Thursday, 27 September 2012

Building a N-Scale Layout – Stable Benchwork

For any model railroad, a stable, well thought out foundation is extremely important.  I found this out the hard way when I rushed into using something new on my last N-scale layout. I made some snap decisions building the foundation of the layout that in part led to me tearing up that layout and starting anew. 

I wanted to ensure that my layout could be disassembled and moved without being destroyed so the benchwork needed to be built in modules and be as lightweight and easy to move as possible. I decided to keep the roughly the same dimensions as the last layout (L-shaped approx 10x7 feet) as it worked well in the room and I also wanted to reuse the old staging yard (along one wall) if possible. I decided on dividing the layout into three modules, one 6x3 foot and two roughly 4x3. There are many resources on the internet and books that cover benchwork construction so I am not going to get into detail but I will highlight a couple of the techniques I used help make my benchwork work for me.


Strong and Lightweight
I choose the tried-and-true open grid method to build my benchwork.  Open grid benchwork at its simplest is a wood frame (although other materials can be used) with a number of cross braces to add strength and support.  In North America the cross braces generally are built to run across the full width of the frame while in Europe it is common to build an inside lattice or grid of cross braces.  The roadbed for track can then be laid directly onto the frame/grid at lower levels or you can use risers to raise the roadbed to different levels.

For the frame and cross members I used 1x4 select SPF wood. 1x4 wood is generally enough for most small to medium layouts and modules. SPF (spruce/pine/fir) is white softwood that is lightweight, fairly cheap to buy, and fairly strong, making it easy to work with and perfect for layout benchwork.  I used 'Select' quality wood which is a better grade and free of large knots. You still need to watch for warped, twisted or cupped boards though. Even select quality wood can vary greatly in quality so it worth looking around for good lumber rather than just grabbing whatever happens to be in stock at the home store.

To maximize the strength of the modules I used both screws and wood glue to build the module frames.  If the layout was going to be moved regularly to shows etc I probably would have used a few more cross braces on each module but for my purposes 1 cross brace every 14-16 inches balanced off strength and weight. I did not want loose wiring hanging down under the layout to snag so before assembling everything I used a 1 3/4 inch hole saw in my drill to create pass-throughs in each cross-brace (and between modules) for wires and cables. 
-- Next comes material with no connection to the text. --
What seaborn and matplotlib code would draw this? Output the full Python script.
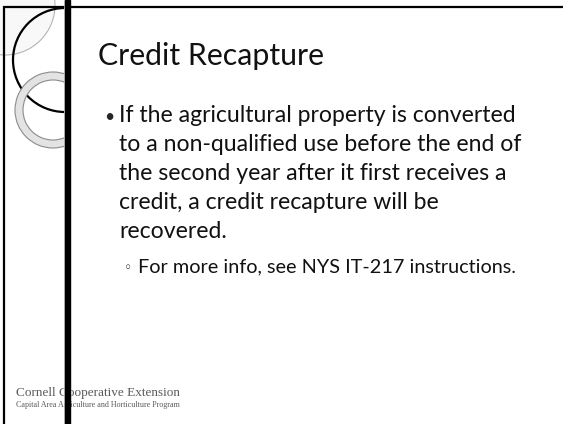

Loose Table Alignment Pins
Module Alignment
An important consideration with any kind of modular layout is how to keep the modules aligned correctly. This is doubly important when you have hidden track connecting between modules and are working in a smaller scale such as N. Even a slight misalignment of of tracks lead to derailments in N and even a 1/16th of an inch can be trouble in HO. Some use simple bolts/wing nuts but my favorite method is to use table/shelf alignment pins. These are inexpensive and are available at many woodworking or hardware stores. Once they are hammered into pre-drilled holes on each module they provide very accurate alignment and do not require any fiddling around under modules like bolts would. I use 2-3 on each module frame as well as on any risers where tracks cross between modules.

A Firm Foundation
As I needed the layout to be easily removed though a 29" inch doorway and down a narrow hall, I decided against attaching legs permanently to the 3 modules. I still needed to raise them to the correct height and and I wanted to be able to pull out the layout from the wall so I could work from both the front and back of the layout as needed. I had some 2x4 lumber I had used to build a couple of sawhorses and beams to support my old layout so I decided to reuse some of that to build a simple support table with casters. The table will need to be disassembled to leave the room but it could be easily rebuilt it need be.

The nearly completed benchwork and support table. At this point the modules are held together with clamps.